Recorded data:
>> Begin
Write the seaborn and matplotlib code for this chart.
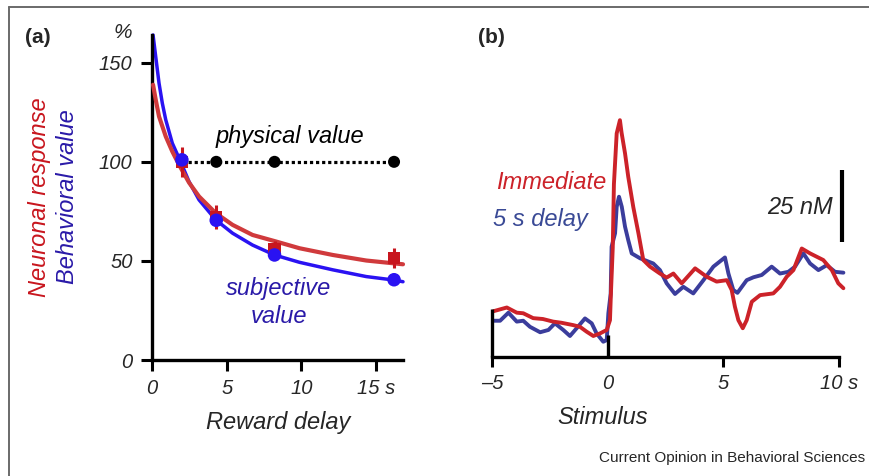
import numpy as np
import pandas as pd
import matplotlib
matplotlib.use("Agg")
import matplotlib.pyplot as plt
from matplotlib.lines import Line2D
import seaborn as sns

# ---------------- data: panel (a) ----------------
delays = [2.0, 4.3, 8.2, 16.2]
physical_value = [100, 100, 100, 100]
subjective_points = [101, 70.5, 53, 40.5]
neuronal_points = [100, 72, 56, 51.5]
neuronal_err = [7.5, 6, 4, 5]

blue_fit_x = [0.07, 0.25, 0.47, 0.69, 0.92, 1.36, 1.86, 2.48, 3.15, 4.27, 5.39, 6.73, 8.2, 9.87, 12.1, 14.34, 16.13, 16.8]
blue_fit_y = [164, 153, 139.7, 129.6, 121.2, 109.4, 101, 90, 80.8, 70.7, 64, 58, 53, 49.3, 45.5, 42.1, 40.4, 39.5]
red_fit_x = [0.07, 0.25, 0.47, 0.92, 1.36, 1.81, 2.48, 3.15, 4.27, 5.39, 6.73, 8.3, 9.87, 12.1, 14.34, 16.8]
red_fit_y = [138.9, 131.3, 122.9, 112.8, 105.2, 98.5, 89.5, 82.5, 74.1, 68.2, 63.1, 59.8, 56.4, 53, 50.2, 48.3]

a_xticks = [0, 5, 10, 15]
a_xticklabels = ["0", "5", "10", "15 s"]
a_yticks = [0, 50, 100, 150]
a_yticklabels = ["0", "50", "100", "150"]

# ---------------- data: panel (b) ----------------
imm_t = [-4.94, -4.36, -3.93, -3.65, -3.22, -2.8, -2.36, -2.0, -1.5, -1.2, -0.91, -0.62, -0.33, -0.04, 0.1, 0.14,
         0.22, 0.27, 0.39, 0.53, 0.6, 0.75, 0.89, 1.11, 1.33, 1.54, 1.83, 2.26, 2.55, 2.84, 3.2, 3.78, 4.28, 4.71,
         5.15, 5.36, 5.5, 5.65, 5.84, 6.01, 6.23, 6.59, 7.16, 7.45, 7.74, 8.03, 8.39, 8.75, 9.32, 9.69, 9.97, 10.19]
imm_v = [15.9, 17.2, 15.4, 15.2, 13.5, 13.2, 12.3, 11.9, 11.1, 10.5, 8.8, 7.3, 8.2, 9.4, 12.8, 22,
         38, 60, 77.7, 82.3, 78, 70.8, 62.6, 52, 43, 33.7, 31.4, 29, 27.6, 29, 25.6, 30.8, 27.9, 26.2,
         26.7, 23.3, 17.5, 12.8, 10, 12.8, 19.2, 21.5, 22.1, 24.4, 27.9, 30.2, 37.7, 36, 33.7, 30.2, 25.6, 23.9]
del_t = [-4.94, -4.65, -4.29, -3.93, -3.65, -3.36, -2.92, -2.56, -2.28, -1.92, -1.63, -1.34, -0.98, -0.69, -0.48,
         -0.19, -0.04, 0.03, 0.13, 0.17, 0.32, 0.39, 0.49, 0.61, 0.75, 0.89, 1.04, 1.4, 1.97, 2.26, 2.55, 2.91,
         3.27, 3.7, 4.14, 4.57, 5.07, 5.22, 5.43, 5.61, 6.01, 6.3, 6.66, 7.09, 7.45, 7.81, 8.1, 8.46, 8.75, 9.11,
         9.47, 9.83, 10.19]
del_v = [12.6, 12.6, 15.4, 12.3, 12.6, 10.5, 8.6, 9.4, 11.7, 9.4, 7.3, 10, 13.4, 11.7, 8.2,
         5.3, 5.9, 15.2, 22, 38.3, 43, 52.2, 55.7, 52.2, 45.3, 40.6, 36, 34.3, 32.5, 30.2, 25.6, 21.9,
         24.4, 22.1, 26.7, 31.4, 34.6, 29, 23.3, 22.3, 26.7, 27.7, 28.5, 31.4, 29, 29.6, 31.4, 36, 32.5, 30.2,
         31.9, 29.6, 29.3]
b_xticks = [-5, 0, 5, 10]
b_xticklabels = ["\u20135", "0", "5", "10 s"]

# ---------------- styling ----------------
sns.set_style("white")
plt.rcParams["font.family"] = ["Liberation Sans", "DejaVu Sans"]

RED_A = "#d03a3c"
RED_PT = "#c8161e"
BLUE_A = "#2a12f2"
BLUE_TXT = "#2a1aa8"
RED_B = "#cc2229"
BLUE_B = "#3b3d9c"
BLUE_B_TXT = "#3a4a96"

W, H = 870, 476
fig = plt.figure(figsize=(W / 100, H / 100), dpi=100)


def fx(px):
    return px / W


def fy(py):
    return 1 - py / H


# frame lines (left and top)
fig.add_artist(Line2D([fx(9), fx(9)], [0, fy(6.5)], color="#6a6a6a", lw=1.4))
fig.add_artist(Line2D([fx(9), 1], [fy(6.5), fy(6.5)], color="#6a6a6a", lw=1.4))

# ---------------- panel (a) ----------------
axA = fig.add_axes([fx(152), fy(360), (403 - 152) / W, (360 - 35) / H])
axA.set_xlim(0, 16.8)
axA.set_ylim(0, 164)

df_blue = pd.DataFrame({"x": blue_fit_x, "y": blue_fit_y})
df_red = pd.DataFrame({"x": red_fit_x, "y": red_fit_y})
sns.lineplot(data=df_blue, x="x", y="y", ax=axA, color=BLUE_A, lw=2.5, sort=False, estimator=None, zorder=2, clip_on=False)
sns.lineplot(data=df_red, x="x", y="y", ax=axA, color=RED_A, lw=3.0, sort=False, estimator=None, zorder=3, clip_on=False)

# physical value dotted line
df_phys = pd.DataFrame({"x": delays, "y": physical_value})
sns.lineplot(data=df_phys, x="x", y="y", ax=axA, color="black", lw=2.3, sort=False, estimator=None,
             dashes=False, zorder=4)
axA.lines[-1].set_dashes((1.0, 0.9))
axA.lines[-1].set_dash_capstyle("butt")
sns.scatterplot(x=delays[1:], y=physical_value[1:], ax=axA, color="black", s=75, edgecolor="none", zorder=6)

# neuronal points with error bars
axA.errorbar(delays, neuronal_points, yerr=neuronal_err, fmt="none", ecolor=RED_PT, elinewidth=2.2,
             capsize=0, zorder=4)
sns.scatterplot(x=delays, y=neuronal_points, ax=axA, marker="s", color=RED_PT, s=75, edgecolor="none", zorder=5)
# subjective points
sns.scatterplot(x=delays, y=subjective_points, ax=axA, color=BLUE_A, s=95, edgecolor="none", zorder=7)

for s in ["top", "right"]:
    axA.spines[s].set_visible(False)
for s in ["left", "bottom"]:
    axA.spines[s].set_linewidth(2.4)
    axA.spines[s].set_color("black")
axA.set_xticks(a_xticks)
axA.set_xticklabels(a_xticklabels, fontsize=14.5, style="italic")
axA.set_yticks(a_yticks)
axA.set_yticklabels(a_yticklabels, fontsize=14.5, style="italic")
axA.tick_params(axis="both", direction="out", length=8, width=2.2, color="black", pad=6, bottom=True, left=True)
axA.set_xlabel("")
axA.set_ylabel("")

axA.text(9.2, 112.6, "physical value", fontsize=17, style="italic", ha="center", va="center", color="black")
axA.text(8.5, 29.0, "subjective\nvalue", fontsize=17, style="italic", ha="center", va="center",
         color=BLUE_TXT, linespacing=1.25)

fig.text(fx(278), fy(422), "Reward delay", fontsize=17, style="italic", ha="center", va="center")
fig.text(fx(123), fy(33), "%", fontsize=15, style="italic", ha="center", va="center")
fig.text(fx(40), fy(197), "Neuronal response", fontsize=17, style="italic", rotation=90,
         ha="center", va="center", color=RED_PT)
fig.text(fx(67), fy(197), "Behavioral value", fontsize=17, style="italic", rotation=90,
         ha="center", va="center", color=BLUE_TXT)
fig.text(fx(25), fy(38), "(a)", fontsize=15, weight="bold", ha="left", va="center")

# ---------------- panel (b) ----------------
axB = fig.add_axes([fx(492), fy(357), (839 - 492) / W, (357 - 98) / H])
axB.set_xlim(-5, 10)
axB.set_ylim(0, 90)

df_del = pd.DataFrame({"t": del_t, "v": del_v})
df_imm = pd.DataFrame({"t": imm_t, "v": imm_v})
sns.lineplot(data=df_del, x="t", y="v", ax=axB, color=BLUE_B, lw=2.8, sort=False, estimator=None,
             zorder=2, clip_on=False)
sns.lineplot(data=df_imm, x="t", y="v", ax=axB, color=RED_B, lw=2.8, sort=False, estimator=None,
             zorder=3, clip_on=False)

for s in ["top", "right", "left"]:
    axB.spines[s].set_visible(False)
axB.spines["bottom"].set_linewidth(2.4)
axB.spines["bottom"].set_color("black")
axB.set_yticks([])
axB.set_xticks(b_xticks)
axB.set_xticklabels(b_xticklabels, fontsize=14.5, style="italic")
axB.tick_params(axis="x", direction="out", length=7, width=2.2, color="black", pad=5, bottom=True)
axB.xaxis.get_major_ticks()[1].tick1line.set_visible(False)
axB.set_xlabel("")
axB.set_ylabel("")

# baseline bar at -5 and stimulus marker at 0
axB.plot([-5, -5], [0, 16.6], color="black", lw=2.4, solid_capstyle="butt", clip_on=False, zorder=4)
axB.plot([0, 0], [0, 7.8], color="black", lw=2.4, solid_capstyle="butt", clip_on=False, zorder=4)
# 25 nM scale bar
axB.plot([10.13, 10.13], [39.9, 64.9], color="black", lw=3.0, solid_capstyle="butt", clip_on=False)
axB.text(9.73, 52.1, "25 nM", fontsize=17, style="italic", ha="right", va="center")

axB.text(-4.83, 60.8, "Immediate", fontsize=17, style="italic", ha="left", va="center", color=RED_B)
axB.text(-4.94, 47.9, "5 s delay", fontsize=17, style="italic", ha="left", va="center", color=BLUE_B_TXT)

fig.text(fx(603), fy(417), "Stimulus", fontsize=17, style="italic", ha="center", va="center")
fig.text(fx(478), fy(38), "(b)", fontsize=15, weight="bold", ha="left", va="center")

fig.text(fx(865), fy(458), "Current Opinion in Behavioral Sciences", fontsize=11, ha="right", va="center")

fig.savefig("out.png", dpi=100)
>> End
What is asked: Restate the material word for word from its first line through the line containing "53, 50.2, 48.3]", both included; the pictures do not belong in it.

Final answer:
Write the seaborn and matplotlib code for this chart.
import numpy as np
import pandas as pd
import matplotlib
matplotlib.use("Agg")
import matplotlib.pyplot as plt
from matplotlib.lines import Line2D
import seaborn as sns

# ---------------- data: panel (a) ----------------
delays = [2.0, 4.3, 8.2, 16.2]
physical_value = [100, 100, 100, 100]
subjective_points = [101, 70.5, 53, 40.5]
neuronal_points = [100, 72, 56, 51.5]
neuronal_err = [7.5, 6, 4, 5]

blue_fit_x = [0.07, 0.25, 0.47, 0.69, 0.92, 1.36, 1.86, 2.48, 3.15, 4.27, 5.39, 6.73, 8.2, 9.87, 12.1, 14.34, 16.13, 16.8]
blue_fit_y = [164, 153, 139.7, 129.6, 121.2, 109.4, 101, 90, 80.8, 70.7, 64, 58, 53, 49.3, 45.5, 42.1, 40.4, 39.5]
red_fit_x = [0.07, 0.25, 0.47, 0.92, 1.36, 1.81, 2.48, 3.15, 4.27, 5.39, 6.73, 8.3, 9.87, 12.1, 14.34, 16.8]
red_fit_y = [138.9, 131.3, 122.9, 112.8, 105.2, 98.5, 89.5, 82.5, 74.1, 68.2, 63.1, 59.8, 56.4, 53, 50.2, 48.3]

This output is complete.